Peki, siz merak etmiyor musunuz? Bu kişiler istifa etmek zorunda kalana kadar acaba hangi tehditlerle, hangi kararları almak zorunda kaldılar ve nelere imza attılar?

İşte tam da bu yüzden kamu adına yetki kullanan, karar alan, imza atan kişilerin özel hayatı diye bir alan olamaz, olmamalıdır.

Tamam, yaptıkları suç kapsamına girmeyebilir, bir ceza almaları da gerekmeyebilir ve lakin öğrenilmesinden korkacakları bu tip bir eylemleri varsa bu eylemleri öğrenen kişiler kamu görevlisini kolayca kontrolü altına alabilir.

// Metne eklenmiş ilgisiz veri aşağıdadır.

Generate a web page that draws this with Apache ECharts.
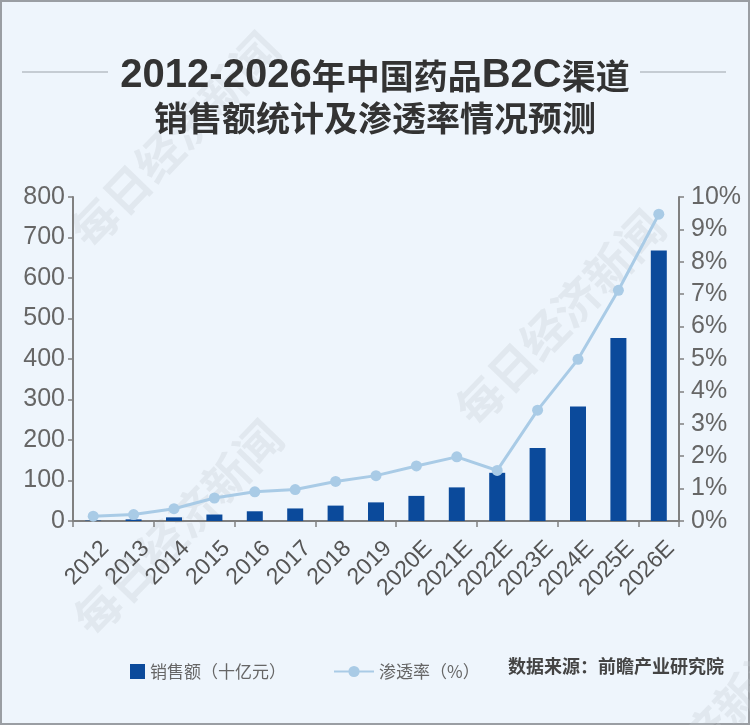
<!DOCTYPE html>
<html>
<head>
<meta charset="utf-8">
<script src="https://cdn.jsdelivr.net/npm/echarts@6/dist/echarts.min.js"></script>
<style>
html,body{margin:0;padding:0;background:#eef5fc;}
#c{width:750px;height:725px;}
</style>
</head>
<body>
<div id="c"></div>
<script>
const categories = ['2012','2013','2014','2015','2016','2017','2018','2019','2020E','2021E','2022E','2023E','2024E','2025E','2026E'];
const salesValues = [1, 4, 9, 16, 24, 31, 38, 46, 62, 83, 119, 180, 283, 452, 668];
const penetrationValues = [0.15, 0.2, 0.38, 0.71, 0.9, 0.97, 1.22, 1.4, 1.7, 1.98, 1.56, 3.42, 4.99, 7.12, 9.47];
const leftTicks = {min: 0, max: 800, interval: 100};
const rightTicks = {min: 0, max: 10, interval: 1};

const chart = echarts.init(document.getElementById('c'), null, {renderer: 'canvas'});
const FONT = '"Liberation Sans", "Noto Sans CJK SC", sans-serif';
const CJK = '"Noto Sans CJK SC", sans-serif';

const wm = (x, y, size) => ({
  type: 'text', x: x, y: y, rotation: Math.PI * 46 / 180, z: 0, silent: true,
  style: {text: '每日经济新闻', fill: 'rgba(196,202,209,0.3)', font: 'bold ' + size + 'px ' + CJK, align: 'center', verticalAlign: 'middle'}
});

chart.setOption({
  backgroundColor: '#eef5fc',
  animation: false,
  title: {
    left: 'center', top: 50,
    text: '{l|2012-2026}{c|年中国药品}{l|B2C}{c|渠道}\n{c|销售额统计及渗透率情况预测}',
    textStyle: {
      rich: {
        l: {fontFamily: FONT, fontSize: 40, fontWeight: 'bold', color: '#333', lineHeight: 42},
        c: {fontFamily: CJK, fontSize: 34, fontWeight: 'bold', color: '#333', lineHeight: 42}
      }
    }
  },
  graphic: [
    {type: 'rect', shape: {x: 0, y: 0, width: 750, height: 725}, z: -1, silent: true,
     style: {fill: 'none', stroke: '#9a9ea3', lineWidth: 4}},
    {type: 'line', shape: {x1: 22, y1: 72, x2: 108, y2: 72}, style: {stroke: '#b7bec6', lineWidth: 1.5}},
    {type: 'line', shape: {x1: 640, y1: 72, x2: 726, y2: 72}, style: {stroke: '#b7bec6', lineWidth: 1.5}},
    wm(175, 140, 46), wm(560, 318, 46), wm(178, 528, 46), wm(690, 748, 46),
    {type: 'text', x: 508, y: 666, style: {text: '数据来源：前瞻产业研究院', fill: '#444', font: 'bold 18px ' + CJK, verticalAlign: 'middle'}}
  ],
  legend: [
    {left: 125, top: 658, itemWidth: 15, itemHeight: 15,
     textStyle: {fontFamily: CJK, fontSize: 17, color: '#666'},
     data: [{name: '销售额（十亿元）', icon: 'rect', itemStyle: {color: '#0b4a9b'}}]},
    {left: 328, top: 658, itemWidth: 40, itemHeight: 14,
     textStyle: {fontFamily: CJK, fontSize: 17, color: '#666'},
     data: [{name: '渗透率（%）'}]}
  ],
  grid: [
    {left: 73, right: 71, top: 197, bottom: 204, containLabel: false},
    {left: 85, right: 59, top: 197, bottom: 204, containLabel: false}
  ],
  xAxis: [
    {type: 'category', data: categories, boundaryGap: true, gridIndex: 0,
     axisLine: {lineStyle: {color: '#808080', width: 2}},
     axisTick: {show: true, length: 6, lineStyle: {color: '#808080', width: 1.5}},
     axisLabel: {show: false}},
    {type: 'category', data: categories, boundaryGap: true, gridIndex: 1,
     axisLine: {show: false}, axisTick: {show: false},
     axisLabel: {rotate: 45, fontSize: 23, color: '#555', fontFamily: FONT, margin: 24, interval: 0}}
  ],
  yAxis: [
    {type: 'value', min: leftTicks.min, max: leftTicks.max, interval: leftTicks.interval, gridIndex: 0,
     splitLine: {show: false},
     axisLine: {show: true, lineStyle: {color: '#808080', width: 2}},
     axisTick: {show: true, length: 5, lineStyle: {color: '#808080', width: 1.5}},
     axisLabel: {fontSize: 25, color: '#666', fontFamily: FONT, margin: 8}},
    {type: 'value', min: rightTicks.min, max: rightTicks.max, interval: rightTicks.interval, position: 'right', gridIndex: 0,
     splitLine: {show: false},
     axisLine: {show: true, lineStyle: {color: '#808080', width: 2}},
     axisTick: {show: true, length: 5, lineStyle: {color: '#808080', width: 1.5}},
     axisLabel: {fontSize: 25, color: '#666', fontFamily: FONT, margin: 12, formatter: '{value}%'}},
    {type: 'value', gridIndex: 1, show: false, min: 0, max: 1}
  ],
  series: [
    {name: '销售额（十亿元）', type: 'bar', data: salesValues, barWidth: 16, xAxisIndex: 0, yAxisIndex: 0,
     itemStyle: {color: '#0b4a9b'}},
    {name: '渗透率（%）', type: 'line', xAxisIndex: 0, yAxisIndex: 1, data: penetrationValues,
     symbol: 'circle', symbolSize: 11,
     lineStyle: {color: '#a9cbe6', width: 3},
     itemStyle: {color: '#a9cbe6'}}
  ]
});
</script>
</body>
</html>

Bu noktada özellikle istihbarat örgütlerinin tasarlayarak, planlı, programlı bir şekilde kumpasalar kurabileceği bu şekilde bir devlet adına başka bir devletin kamu görevlilerini yönlendirebileceği de gözlerden ırak tutulmamalıdır.

İşte basın bu noktada demokrasinin emniyet supabı vazifesini görür; içeriği suç olup polisin yargının görev alanına girmediği halde kişinin özel hayatı üzerinden tehdit edilmesini kişinin özel hayatını deşifre edip kamuoyuna ifşa ederek önleyebilir.

Bu kişinin özel hayatının gizliliği ilkesini ihlal ediyor gibi görünse dahi kamunun ali menfaatlerini koruyacak bir işlev olur.